Grey, Razzball co-founder and something-or-other, called me out yesterday, saying something like, “Hater Bell is probably wearing his fitted Malcom X hat blah blah blah and listening to Mobb Deep and blah blah blah…” If that isn’t the stupid calling the smart stupid. After he put me in Carlos Ruiz in the beginning of the year, he’s lucky I have my hands filled with ESPN’s top fantasy baseball analyst, Karabozo, and don’t have time for him. I have Miguel Olivo on one team because of you, Grey, and that’s the team I’m happy with, you WASPy-looking, Don Mattingly-impersonating, non-gully infidel! I’ll take an uzi to this blog if you step up to me one more time! Anyway, let’s see what utter crap Karabaloney cooked up that has my water boiling. This week he pretended to look at the AL bullpens, but we know he was looking at the pretty colors the sun makes when you stare at it for ten minutes straight. Ladies and Gentleman, Karabaloney:
Morrow should keep the closer job at least another month, pass Putz and save 15 games. Just don’t cut Putz, as he could end up with 15 saves as well.
Brandon Morrow has 6 saves right now for the Mariners, easily the worst team this side of the Potomac. Last week, Morrow suffered from back spasms causing him to miss some time. Morrow is pitching well, but he’s going to save 15 games in a month? The Mariners won’t win 15 games this month. Then Putz is going to return for 15 saves? Seriously, this wouldn’t make sense to a foreign exchange student who never heard of fantasy baseball or English. This is like a new level of stupid. I’m moving on before my ability to think straight is somehow hampered.

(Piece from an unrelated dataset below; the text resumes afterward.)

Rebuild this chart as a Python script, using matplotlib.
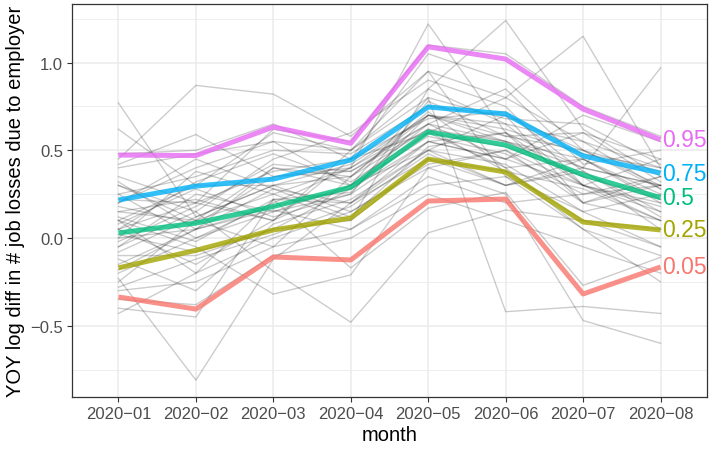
import matplotlib
matplotlib.use("Agg")
import matplotlib.pyplot as plt
import numpy as np

plt.rcParams['font.family'] = ['Liberation Sans', 'DejaVu Sans']

months = ["2020\u221201", "2020\u221202", "2020\u221203", "2020\u221204",
          "2020\u221205", "2020\u221206", "2020\u221207", "2020\u221208"]

# one row per state, YOY log diff by month
state_series = [
    [0.77, 0.12, 0.30, 0.35, 0.70, 0.55, 0.40, 0.30],
    [0.45, 0.87, 0.82, 0.58, 0.95, 0.80, 0.55, 0.40],
    [0.42, 0.59, 0.35, 0.40, 1.22, 0.60, 0.30, 0.20],
    [0.62, 0.30, 0.60, 0.50, 0.85, 1.24, 0.62, 0.35],
    [-0.23, -0.81, -0.12, 0.20, 0.55, 0.45, 0.30, 0.15],
    [0.10, -0.05, -0.32, -0.21, 0.40, 0.50, 0.20, 0.10],
    [-0.05, 0.15, -0.19, -0.48, 0.03, 0.16, 0.10, -0.05],
    [0.20, 0.40, 0.55, 0.30, 0.80, -0.42, -0.39, -0.43],
    [0.05, 0.20, 0.10, 0.45, 0.60, 0.80, 1.15, 0.40],
    [0.15, 0.10, 0.40, 0.30, 0.50, 0.30, 0.40, 0.97],
    [-0.43, -0.20, 0.00, 0.15, 0.40, 0.25, -0.47, -0.60],
    [-0.40, -0.45, 0.22, -0.17, 0.17, 0.26, -0.27, -0.11],
    [0.30, 0.10, 0.25, 0.40, 0.65, 0.55, 0.45, 0.25],
    [0.00, 0.05, 0.18, 0.28, 0.60, 0.52, 0.35, 0.22],
    [0.25, 0.35, 0.50, 0.48, 0.75, 0.70, 0.50, 0.38],
    [-0.10, -0.10, 0.05, 0.10, 0.45, 0.38, 0.10, 0.05],
    [0.35, 0.20, 0.62, 0.55, 1.10, 1.05, 0.75, 0.58],
    [-0.20, 0.00, 0.15, 0.25, 0.55, 0.60, 0.40, 0.30],
    [0.10, 0.30, 0.30, 0.42, 0.70, 0.65, 0.30, 0.10],
    [-0.30, -0.25, -0.05, 0.05, 0.30, 0.35, 0.05, -0.10],
    [0.05, -0.15, 0.10, 0.30, 0.65, 0.45, 0.60, 0.45],
    [0.20, 0.45, 0.28, 0.20, 0.50, 0.70, 0.20, 0.30],
    [-0.15, 0.05, 0.40, 0.35, 0.72, 0.40, 0.45, 0.20],
    [0.48, 0.50, 0.65, 0.45, 1.05, 0.90, 0.50, 0.30],
    [-0.05, 0.25, 0.15, 0.30, 0.58, 0.48, 0.25, 0.35],
    [0.12, -0.02, 0.22, 0.20, 0.45, 0.30, 0.38, 0.15],
    [-0.25, 0.10, -0.05, 0.35, 0.62, 0.55, 0.35, 0.05],
    [0.30, 0.15, 0.45, 0.60, 0.90, 0.75, 0.30, 0.45],
    [0.00, 0.38, 0.25, 0.10, 0.85, 0.65, 0.55, 0.28],
    [-0.12, -0.30, 0.08, 0.22, 0.50, 0.42, 0.15, 0.25],
    [0.18, 0.08, 0.35, 0.38, 0.65, 0.85, 0.42, 0.50],
    [0.08, 0.28, 0.12, 0.25, 0.78, 0.58, 0.60, 0.32],
    [-0.35, -0.38, -0.10, 0.00, 0.25, 0.10, -0.05, -0.20],
    [0.25, 0.00, 0.20, 0.40, 0.70, 0.62, 0.48, 0.40],
    [-0.08, 0.12, 0.30, 0.15, 0.42, 0.50, 0.30, 0.18],
    [0.40, 0.48, 0.55, 0.50, 0.95, 0.35, 0.15, -0.05],
    [0.02, -0.08, 0.05, 0.28, 0.55, 0.45, 0.70, 0.55],
    [0.22, 0.20, 0.38, 0.45, 0.68, 0.72, 0.38, 0.12],
    [-0.18, 0.05, 0.16, 0.05, 0.35, 0.20, 0.25, 0.30],
    [0.05, 0.32, 0.48, 0.32, 0.60, 0.40, 0.05, -0.25],
    [-0.28, -0.12, 0.02, 0.18, 0.48, 0.30, 0.45, 0.22],
    [0.15, 0.22, 0.10, 0.50, 0.80, 0.68, 0.65, 0.42],
    [0.32, 0.05, 0.28, 0.12, 0.52, 0.60, 0.20, 0.35],
    [-0.02, 0.18, 0.42, 0.38, 0.62, 0.38, 0.28, 0.10],
    [0.10, -0.20, 0.22, 0.26, 0.70, 0.58, 0.50, 0.28],
]

quantile_labels = ["0.05", "0.25", "0.5", "0.75", "0.95"]
q05 = [-0.336, -0.405, -0.108, -0.125, 0.211, 0.222, -0.319, -0.165]
q25 = [-0.170, -0.070, 0.046, 0.114, 0.450, 0.376, 0.091, 0.046]
q50 = [0.029, 0.085, 0.180, 0.290, 0.604, 0.530, 0.360, 0.230]
q75 = [0.217, 0.296, 0.336, 0.445, 0.747, 0.707, 0.468, 0.370]
q95 = [0.473, 0.470, 0.633, 0.540, 1.090, 1.020, 0.735, 0.560]
quantile_values = [q05, q25, q50, q75, q95]
quantile_colors = ["#F8766D", "#A3A500", "#00BF7D", "#00B0F6", "#E76BF3"]

fig = plt.figure(figsize=(7.10, 4.52), dpi=100)
ax = fig.add_axes([0.1014, 0.1195, 0.8944, 0.8695])

x = np.arange(1, len(months) + 1)

# state lines
for row in state_series:
    ax.plot(x, row, color="black", alpha=0.2, lw=1.0, zorder=2)

# quantile lines + end labels, semi-transparent so the gray shows through
for lab, vals, col in zip(quantile_labels, quantile_values, quantile_colors):
    ax.plot(x, vals, color=col, alpha=0.8, lw=3.6, solid_capstyle="butt",
            zorder=3)
    ax.text(x[-1] + 0.02, vals[-1], lab, color=col, fontsize=16.5,
            ha="left", va="center", zorder=4, clip_on=False)

# theme_bw look
ax.set_xlim(0.4, len(months) + 0.6)
ax.set_ylim(-0.906, 1.334)
ax.set_xticks(x)
ax.set_xticklabels(months)
ax.set_yticks([-0.5, 0.0, 0.5, 1.0])
ax.set_yticks([-0.75, -0.25, 0.25, 0.75, 1.25], minor=True)
ax.grid(True, which="major", color="#EBEBEB", lw=1.1, zorder=0)
ax.grid(True, which="minor", axis="y", color="#EBEBEB", lw=0.6, zorder=0)
ax.set_axisbelow(True)
ax.tick_params(axis="both", which="major", length=3.5, width=0.8,
               color="#333333", labelcolor="#4D4D4D", labelsize=12, pad=3)
ax.tick_params(axis="both", which="minor", length=0)
for sp in ax.spines.values():
    sp.set_color("#333333")
    sp.set_linewidth(0.9)

ax.set_xlabel("month", fontsize=14.5, labelpad=3)
ax.set_ylabel("YOY log diff in # job losses due to employer", fontsize=14.5,
              labelpad=4)

fig.savefig("out.png", dpi=100)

Todd Jones has a little hiccup from time to time, but we all know that, so why does a single Joel Zumaya save get everyone so excited?
Cause Todd Jones sucks. Okay, moving on.
Borowski sticks around and gets 12 more saves the rest of the way, finishing at 18.
This was written the day Borowski was removed from the job as closer. Not even the day before. I guess we’re lucky it wasn’t written the day after knowing Karabell’s reading comprehension. Erica Karabell, “Daddy, read to me The Baby-Sitter’s Club!” Eric, “Ask Mommy. Daddy’s playing tic-tac-toe with Matthew Berry.”
Look for Street to continue his success and end up with 33 saves.
Blame Karabell when Street’s traded into a setup role in a week.
Jenks is well protected by a number of pitchers who are ownable in fantasy, so leads will keep coming his way, and he’ll save 38 games.
Not even a mention that Jenks has been bothered by back pain. This pretty much confirms Jenks will continue to have problems. Prepare for Linebrink to be the closer by next week.
Hey, guys, did you know when you press seven numbers on this thing they call a “phone,” you can talk to people that aren’t in the same room as you?
Oh, wait, Karabell didn’t say that. It just seems like he should. Now get the crayons outta your mouth, Karabell, and go get your shinebox!